2021-08 über den Col Petit St. Bernard ins Aostatal

Mittwoch, den 18. August 2021

Die Sonne wird kommen, aber noch steht Sie nicht über dem Berg. Es ist noch frisch an diesem Morgen und ich lasse mir wieder Zeit beim Frühstück.

Die French Divide lasse ich immer weiter hinter mir, nur die Auswirkungen auf meine Ausrüstung stören mich.

Zum einen fehlt mir Zelt und Kocher, den es boten sich nach meinem „Rauswurf“ jeden Tag schöne Übernachtungsmöglichkeiten entlang des Weges. Zum anderen hat mein neues Rad durch Schlamm und vielleicht auch durch einen Sturz stark gelitten. Insbesondere die Schaltung macht mir zu schaffen. Der Kettenspanner zieht in den hohen Gängen nicht mehr an und die Kette hängt, sobald ich in diesem Bereich schalte, durch, bis Sie fast auf dem Boden liegt. Ich muss jedes Mal wenn ich diesen Punkt erreicht habe absteigen und von Hand nachspannen – das macht keine Freude. Ich spüre einen Widerstand in einem Gelenk des Spanners und vermute festsitzenden Schmutz. Das etwas verbogen ist denke ich eher nicht. Morgen werde ich mich in Ruhe daran machen. Für heute will ich erstmal über den Pass und heraus aus Frankreich.
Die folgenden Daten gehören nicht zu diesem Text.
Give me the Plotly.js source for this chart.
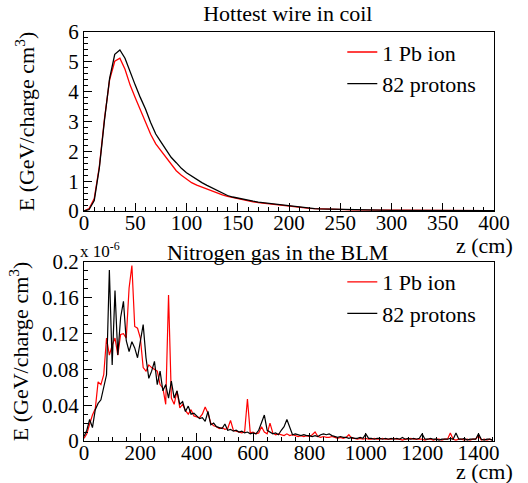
<!DOCTYPE html>
<html>
<head>
<meta charset="utf-8">
<script src="https://cdn.plot.ly/plotly-3.0.1.min.js"></script>
<style>html,body{margin:0;padding:0;background:#fff;}#chart{width:528px;height:483px;}</style>
</head>
<body>
<div id="chart"></div>
<script>
// ---- Top panel: Hottest wire in coil (z in cm, 5 cm steps) ----
const zTop = [0,5,10,15,20,25,30,35,40,45,50,55,60,65,70,75,80,85,90,95,100,105,110,115,120,125,130,135,140,145,150,155,160,165,170,175,180,185,190,195,200,205,210,215,220,225,230,235,240,245,250,255,260,265,270,275,280,285,290,295,300,305,310,315,320,325,330,335,340,345,350,355,360,365,370,375,380,385,390,395,400];
const topPb = [0,0.08,0.42,1.50,3.10,4.40,5.02,5.12,4.75,4.22,3.80,3.38,2.95,2.57,2.25,2.03,1.80,1.58,1.35,1.20,1.06,0.95,0.87,0.80,0.73,0.66,0.60,0.54,0.49,0.45,0.41,0.37,0.34,0.31,0.28,0.26,0.24,0.21,0.19,0.17,0.15,0.13,0.12,0.10,0.09,0.08,0.07,0.065,0.06,0.055,0.05,0.045,0.04,0.038,0.035,0.033,0.03,0.028,0.026,0.025,0.023,0.022,0.021,0.02,0.019,0.018,0.017,0.016,0.016,0.015,0.014,0.014,0.013,0.013,0.012,0.012,0.011,0.011,0.01,0.01,0.01];
const topP82 = [0,0.05,0.35,1.45,3.05,4.45,5.25,5.40,5.12,4.65,4.22,3.80,3.42,2.97,2.58,2.32,2.05,1.80,1.62,1.43,1.28,1.16,1.04,0.95,0.86,0.77,0.69,0.61,0.52,0.47,0.43,0.39,0.36,0.33,0.30,0.28,0.25,0.23,0.20,0.18,0.16,0.14,0.12,0.11,0.09,0.08,0.07,0.065,0.06,0.055,0.05,0.045,0.04,0.038,0.035,0.033,0.03,0.028,0.026,0.025,0.023,0.022,0.021,0.02,0.019,0.018,0.017,0.016,0.016,0.015,0.014,0.014,0.013,0.013,0.012,0.012,0.011,0.011,0.01,0.01,0.01];

// ---- Bottom panel: Nitrogen gas in the BLM (z in cm, 10 cm steps; values x 1e-6) ----
const zBot = [];
for (let z = 0; z <= 1450; z += 10) zBot.push(z);
const botPb = [0.003,0.008,0.019,0.029,0.036,0.066,0.063,0.074,0.115,0.096,0.107,0.115,0.096,0.119,0.120,0.115,0.171,0.196,0.128,0.126,
0.115,0.082,0.078,0.085,0.082,0.080,0.078,0.063,0.059,0.041,0.163,0.048,0.041,0.056,0.037,0.041,0.034,0.030,0.035,0.028,
0.027,0.026,0.030,0.038,0.031,0.020,0.017,0.016,0.014,0.015,0.013,0.014,0.023,0.012,0.011,0.010,0.009,0.010,0.047,0.009,
0.010,0.008,0.009,0.016,0.010,0.008,0.020,0.009,0.007,0.008,0.007,0.006,0.008,0.006,0.007,0.006,0.005,0.006,0.005,0.006,
0.005,0.007,0.010,0.005,0.004,0.005,0.004,0.004,0.005,0.004,0.003,0.004,0.003,0.004,0.007,0.003,0.003,0.002,0.003,0.002,
0.003,0.002,0.002,0.003,0.002,0.002,0.003,0.002,0.002,0.002,0.003,0.002,0.002,0.001,0.002,0.002,0.003,0.002,0.002,0.002,
0.002,0.001,0.002,0.002,0.001,0.002,0.002,0.001,0.002,0.002,0.009,0.002,0.001,0.002,0.002,0.001,0.002,0.001,0.002,0.002,
0.006,0.001,0.002,0.001,0.002,0.001];
const botP82 = [0.005,0.012,0.024,0.015,0.035,0.042,0.046,0.062,0.074,0.191,0.085,0.168,0.096,0.138,0.156,0.112,0.100,0.111,0.104,0.093,
0.110,0.130,0.093,0.070,0.078,0.089,0.063,0.078,0.056,0.063,0.048,0.067,0.048,0.056,0.041,0.044,0.033,0.039,0.030,0.031,
0.028,0.025,0.026,0.022,0.033,0.018,0.020,0.016,0.015,0.014,0.019,0.012,0.013,0.011,0.012,0.010,0.011,0.009,0.010,0.008,
0.009,0.008,0.012,0.020,0.029,0.012,0.010,0.008,0.009,0.007,0.012,0.016,0.024,0.015,0.007,0.008,0.007,0.006,0.007,0.006,
0.006,0.005,0.006,0.005,0.007,0.008,0.007,0.008,0.006,0.005,0.004,0.005,0.004,0.004,0.003,0.004,0.003,0.003,0.004,0.003,
0.008,0.003,0.003,0.002,0.003,0.003,0.002,0.003,0.002,0.003,0.002,0.003,0.002,0.004,0.002,0.003,0.002,0.003,0.002,0.003,
0.008,0.002,0.002,0.003,0.002,0.002,0.001,0.002,0.002,0.002,0.003,0.002,0.009,0.002,0.002,0.003,0.001,0.002,0.002,0.002,
0.008,0.002,0.001,0.002,0.002,0.001];

const seriesNames = ['1 Pb ion', '82 protons'];
const seriesColors = ['#ff0000', '#000000'];

const FONT = '"Liberation Serif", "Times New Roman", serif';
const TICK_SIZE = 21;
const TEXT_SIZE = 22;

const traces = [
  {x: zTop, y: topPb, name: seriesNames[0], type: 'scatter', mode: 'lines', line: {color: seriesColors[0], width: 1.3}, xaxis: 'x', yaxis: 'y', legend: 'legend'},
  {x: zTop, y: topP82, name: seriesNames[1], type: 'scatter', mode: 'lines', line: {color: seriesColors[1], width: 1.3}, xaxis: 'x', yaxis: 'y', legend: 'legend'},
  {x: zBot, y: botPb, name: seriesNames[0], type: 'scatter', mode: 'lines', line: {color: seriesColors[0], width: 1.2}, xaxis: 'x2', yaxis: 'y2', legend: 'legend2'},
  {x: zBot, y: botP82, name: seriesNames[1], type: 'scatter', mode: 'lines', line: {color: seriesColors[1], width: 1.2}, xaxis: 'x2', yaxis: 'y2', legend: 'legend2'}
];

function axisBase() {
  return {
    showline: true, mirror: true, linecolor: '#000', linewidth: 1,
    showgrid: false, zeroline: false,
    ticks: 'inside', ticklen: 8, tickcolor: '#000', tickwidth: 1,
    tickfont: {family: FONT, size: TICK_SIZE, color: '#000'}
  };
}

const xaxis = Object.assign(axisBase(), {domain: [0, 1], anchor: 'y', range: [0, 400], dtick: 50, tick0: 0,
  ticklabelstandoff: -7,
  minor: {dtick: 10, ticklen: 4, ticks: 'inside', tickcolor: '#000'}});
const yaxis = Object.assign(axisBase(), {domain: [0.5623, 1], anchor: 'x', range: [0, 6], dtick: 1, tick0: 0,
  minor: {dtick: 0.2, ticklen: 4, ticks: 'inside', tickcolor: '#000'},
  title: {text: 'E (GeV/charge cm<sup>3</sup>)', font: {family: FONT, size: TEXT_SIZE, color: '#000'}, standoff: 27}});
const xaxis2 = Object.assign(axisBase(), {domain: [0, 1], anchor: 'y2', range: [0, 1455], dtick: 200, tick0: 0,
  ticklabelstandoff: -7,
  minor: {dtick: 50, ticklen: 4, ticks: 'inside', tickcolor: '#000'}});
const yaxis2 = Object.assign(axisBase(), {domain: [0, 0.4377], anchor: 'x2', range: [0, 0.2], dtick: 0.04, tick0: 0,
  minor: {dtick: 0.01, ticklen: 4, ticks: 'inside', tickcolor: '#000'},
  title: {text: 'E (GeV/charge cm<sup>3</sup>)', font: {family: FONT, size: TEXT_SIZE, color: '#000'}, standoff: 7}});

const layout = {
  width: 528, height: 483,
  margin: {l: 84, r: 34, t: 32, b: 42, pad: 0},
  paper_bgcolor: '#fff', plot_bgcolor: '#fff',
  font: {family: FONT, size: TEXT_SIZE, color: '#000'},
  title: {text: 'Hottest wire in coil', font: {family: FONT, size: TEXT_SIZE, color: '#000'}, x: 0.545, xanchor: 'center', y: 0.972, yanchor: 'middle'},
  xaxis: xaxis, yaxis: yaxis, xaxis2: xaxis2, yaxis2: yaxis2,
  showlegend: true,
  legend: {x: 0.63, xanchor: 'left', y: 1.002, yanchor: 'top', bgcolor: 'rgba(0,0,0,0)', borderwidth: 0,
    font: {family: FONT, size: TEXT_SIZE, color: '#000'}},
  legend2: {x: 0.63, xanchor: 'left', y: 0.44, yanchor: 'top', bgcolor: 'rgba(0,0,0,0)', borderwidth: 0,
    font: {family: FONT, size: TEXT_SIZE, color: '#000'}},
  annotations: [
    {text: 'z (cm)', xref: 'paper', yref: 'paper', x: 1.051, xanchor: 'right', y: 0.4768, yanchor: 'middle', showarrow: false,
      font: {family: FONT, size: TEXT_SIZE, color: '#000'}},
    {text: 'z (cm)', xref: 'paper', yref: 'paper', x: 1.051, xanchor: 'right', y: -0.0745, yanchor: 'middle', showarrow: false,
      font: {family: FONT, size: TEXT_SIZE, color: '#000'}},
    {text: 'Nitrogen gas in the BLM', xref: 'paper', yref: 'paper', x: 0.473, xanchor: 'center', y: 0.46, yanchor: 'middle', showarrow: false,
      font: {family: FONT, size: TEXT_SIZE, color: '#000'}},
    {text: 'x 10<sup>-6</sup>', xref: 'paper', yref: 'paper', x: -0.014, xanchor: 'left', y: 0.468, yanchor: 'middle', showarrow: false,
      font: {family: FONT, size: 17, color: '#000'}}
  ]
};

Plotly.newPlot('chart', traces, layout, {displayModeBar: false, staticPlot: true});
</script>
</body>
</html>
Ich fahre los, die Isere hinauf, bis sich der Weg zum Col de Piccolo St. Bernarnd von dem nach Val d’Isere trennt.

Die Passfahrt ist die schönste die ich bislang gemacht habe. Bei bestem Wetter schlängeln sich die Serpentinen mit gleichmäßiger Steigung den Berg hinauf und gegen 14 Uhr bin ich schon oben. Die Zeit, die ich wegen technischer Schwierigkeiten verplempert hatte, konnte ich herausholen.

Da aufgrund der italienischen Ferienzeit über die Onlineportale im gesamten Aostatal keine bezahlbare Unterkunft zu finden war, wollte ich aus dem Tal heraus und so liegen nochmal 120 Kilometer vor mir. Der Gegenwind wird immer stärker und es wird immer später, so daß ich mich schon wieder im Freien kampieren sehe.

Ich entschließe mich Gasthöfe entlang des Weges anzusteuern und habe schon beim Zweiten Glück. Ich komme in einer gemütlichen Pizzeria mit Zimmervermietung unter und der Tag ist gerettet.

Ich möchte noch einmal festhalten, daß es doch ein Weilchen dauert, das französische Abenteuer zu verarbeiten und hinter mir zu lassen. Ich habe mich beinahe ein dreiviertel Jahr auf dieses Ereignis vorbereitet und gefreut. Das es sich in Wirklichkeit völlig anders als erwartet darstellte und für mich „floppte“, macht mir noch etwas zu schaffen. Die Überzeugung, daß aus solchen Events, außer dem Gefühl es überstanden zu haben, für mich kein Genuss zu ziehen ist, habe ich zwar, trotzdem hält sich das Gefühl, mit diesem Irrweg ins „tolle Extraabenteuer“ viel Zeit und Zufriedenheit verschwendet zu haben.